Terhadap partai-partai “nol koma” alias Parnoko seperti PBB, Gelora, Perindo, Garuda, Ummat, PKN, Hanura, Buruh, tentu bukan menjadi destinasi politik selanjutnya bagi Jokowi.
Jokowi sekali lagi butuh kekuatan nyata di parlemen. Bukan sekedar penekan politik di luar parlemen.
Jokowi pun tengah berancang-ancang bersama pengikut setianya, Budi Ari Setiadi - kini menjabat Menteri Koperasi di Kabinet Indonesia Maju - menyiapkan Projo sebagai partai politik yang kemungkinan akan berlaga di Pemilu 2029.
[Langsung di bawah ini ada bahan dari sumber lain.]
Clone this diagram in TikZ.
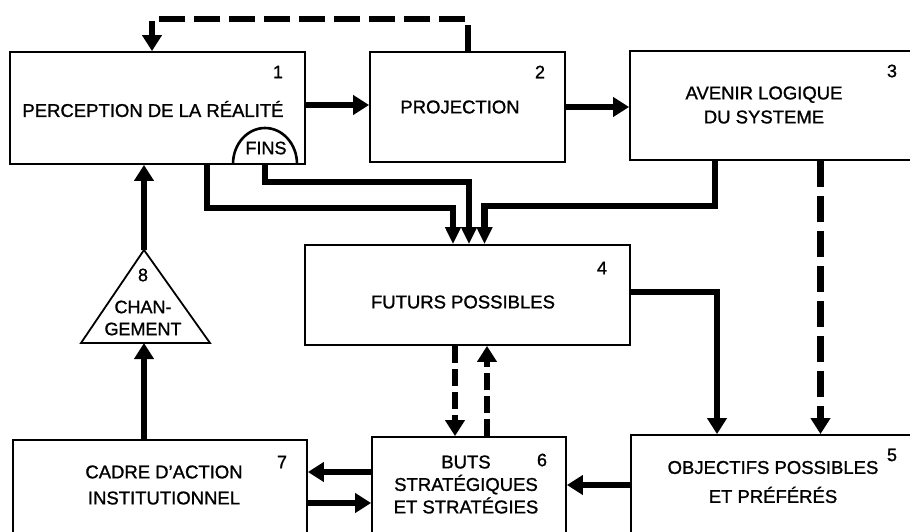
\documentclass[tikz,border=0pt]{standalone}
\usepackage{fontspec}
\setmainfont{Liberation Sans}
\newfontfamily\lblfont[FakeBold=1.2]{Liberation Sans}
\usetikzlibrary{arrows.meta}
\begin{document}
\begin{tikzpicture}[x=1pt,y=-1pt,
  box/.style={draw, line width=1.8pt, rectangle, inner sep=0pt},
  lbl/.style={font=\lblfont\fontsize{18.5}{23}\selectfont, align=center, inner sep=0pt},
  num/.style={font=\lblfont\fontsize{18}{20}\selectfont, inner sep=0pt},
  flow/.style={line width=6.5pt, -{Triangle[length=16pt,width=19pt]}},
  flowsm/.style={line width=6.5pt, -{Triangle[length=17pt,width=15pt]}},
  dflow/.style={flow, dash pattern=on 26pt off 9pt},
  dflowsm/.style={flow, dash pattern=on 17pt off 6pt},
]
\useasboundingbox (0,0) rectangle (910,532);

% boxes
\node[box, minimum width=295pt, minimum height=112pt] (b1) at (157.5,108) {};
\node[box, minimum width=195pt, minimum height=110pt] (b2) at (467.5,107) {};
\node[box, minimum width=305pt, minimum height=109pt] (b3) at (782.5,105.5) {};
\node[box, minimum width=325pt, minimum height=100pt] (b4) at (467.5,295) {};
\node[box, minimum width=304pt, minimum height=135pt] (b5) at (783,502.5) {};
\node[box, minimum width=194pt, minimum height=133pt] (b6) at (469,503.5) {};
\node[box, minimum width=294pt, minimum height=130pt] (b7) at (160,505) {};

% triangle 8
\draw[line width=1.8pt, line join=miter] (144,250) -- (210,343) -- (81,343) -- cycle;
\coordinate (c8top) at (144,250);
\coordinate (c8bot) at (144,343);

% FINS dome
\draw[line width=2.6pt] (233,164) arc[start angle=180, end angle=360, x radius=32, y radius=36];
\coordinate (finsb) at (265,164);

% texts
\node[lbl] (t1) at (153,109) {PERCEPTION DE LA RÉALITÉ};
\node[lbl] (t2) at (460,107) {PROJECTION};
\node[lbl, font=\lblfont\fontsize{18.5}{24}\selectfont] (t3) at (764,105) {AVENIR LOGIQUE\\DU SYSTEME};
\node[lbl] (t4) at (463,302) {FUTURS POSSIBLES};
\node[lbl, font=\lblfont\fontsize{18.5}{29}\selectfont] (t5) at (773,482) {OBJECTIFS POSSIBLES\\ET PRÉFÉRÉS};
\node[lbl, font=\lblfont\fontsize{18.5}{22.5}\selectfont] (t6) at (466,484.5) {BUTS\\STRATÉGIQUES\\ET STRATÉGIES};
\node[lbl, font=\lblfont\fontsize{18.5}{26}\selectfont] (t7) at (164,485) {CADRE D’ACTION\\INSTITUTIONNEL};
\node[lbl, font=\lblfont\fontsize{18}{22}\selectfont] (t8) at (143,318) {CHAN-\\GEMENT};
\node[lbl, font=\lblfont\fontsize{18}{22}\selectfont] (fins) at (266,148) {FINS};

\node[num] (n1) at (278,72) {1};
\node[num] (n2) at (540,72) {2};
\node[num] (n3) at (892,71) {3};
\node[num] (n4) at (602,268) {4};
\node[num] (n5) at (892,455) {5};
\node[num] (n6) at (542,460) {6};
\node[num] (n7) at (282,462) {7};
\node[num] (n8) at (143,275) {8};

% connectors
\draw[flow] ([yshift=3pt]b1.east) -- ([yshift=3pt]b1.east -| b2.west);
\draw[flow] (b2.east) -- (b2.east -| b3.west);
\draw[dflow] ([xshift=0.5pt]b2.north) -- ++(0,-32) -| ([xshift=-5.5pt]b1.north);

\draw[flow] (c8bot |- b7.north) -- (c8bot);
\draw[flow] (c8top) -- (c8top |- b1.south);

\draw[flowsm] ([xshift=49.5pt]b1.south) -- ++(0,43) -| ([xshift=-14.5pt]b4.north);
\draw[flowsm] (finsb) -- ++(0,18) -| ([xshift=1.5pt]b4.north);
\draw[flowsm] ([xshift=-67.5pt]b3.south) -- ++(0,45) -| ([xshift=17pt]b4.north);

\draw[flow] ([yshift=3pt]b4.east) -| ([xshift=-66pt]b5.north);
\draw[dflow] ([xshift=38pt]b3.south) -- ([xshift=38pt]b3.south |- b5.north);

\draw[dflowsm] ([xshift=-12.5pt]b4.south) -- ([xshift=-12.5pt]b4.south |- b6.north);
\draw[dflowsm] ([xshift=19.5pt]b4.south |- b6.north) -- ([xshift=19.5pt]b4.south);

\draw[flow] ([yshift=17.5pt]b5.west) -- ([yshift=17.5pt]b5.west -| b6.east);
\draw[flow] ([yshift=31.5pt]b6.west) -- ([yshift=31.5pt]b6.west -| b7.east);
\draw[flow] ([yshift=2pt]b7.east) -- ([yshift=2pt]b7.east -| b6.west);
\end{tikzpicture}
\end{document}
Muncul “kode keras” dari Jokowi saat ditemui kalangan media di Solo pasca-Sekjen PDIP Hasto Kristiyanto berencana memecat 27 kader dengan menyebut nama partai perseorangan.
Bisa jadi partai perseorangan yang dimunculkan Jokowi sebagai sinyal pendirian Projo sebagai partai baru. Kebetulan Projo adalah akronim dari Pro Jokowi.
Berpijak dari pengalaman sejak dari Solo, Jakarta dan RI-1 serta masih ada anak dan menantunya di panggung politik nasional serta lokal, tidak menutup peluang bagi Jokowi untuk terus eksis di politik nasional.
Belum lagi tajinya masih ampuh untuk ikut memenangkan berbagai Pilkada, maka dipastikan Jokowi masih akan mewarnai politik nasional.
Jokowi mungkin belajar dari SBY dan Megawati Soekarnoputri, dua mantan presiden yang masih sibuk mengurus partai politik setelah meninggalkan Istana.
Demikian juga Jokowi bisa menyimak perjalanan Prabowo Subianto yang masih menggamit partai politik walau sempat tiga kali gagal maju di pentas RI-2 dan RI-1.
Saya prediksi, jika Kaesang sudah memegang PSI dan Gibran sudah dirangkul Golkar serta Bobby Nasution sudah menjadi kader Gerindra, maka Jokowi tinggal menunggu peluang matangnya Projo.
Menatap Pemilu selanjutnya, segala peluang politik harus “ditangkap” oleh politisi, termasuk Jokowi.
Sejarah yang akan menentukan apakah Projo bisa lolos menjadi partai politik atau tetap menjadi organisasi relawan di kala sosok yang diagung-agungkan tidak lagi menjadi Presiden.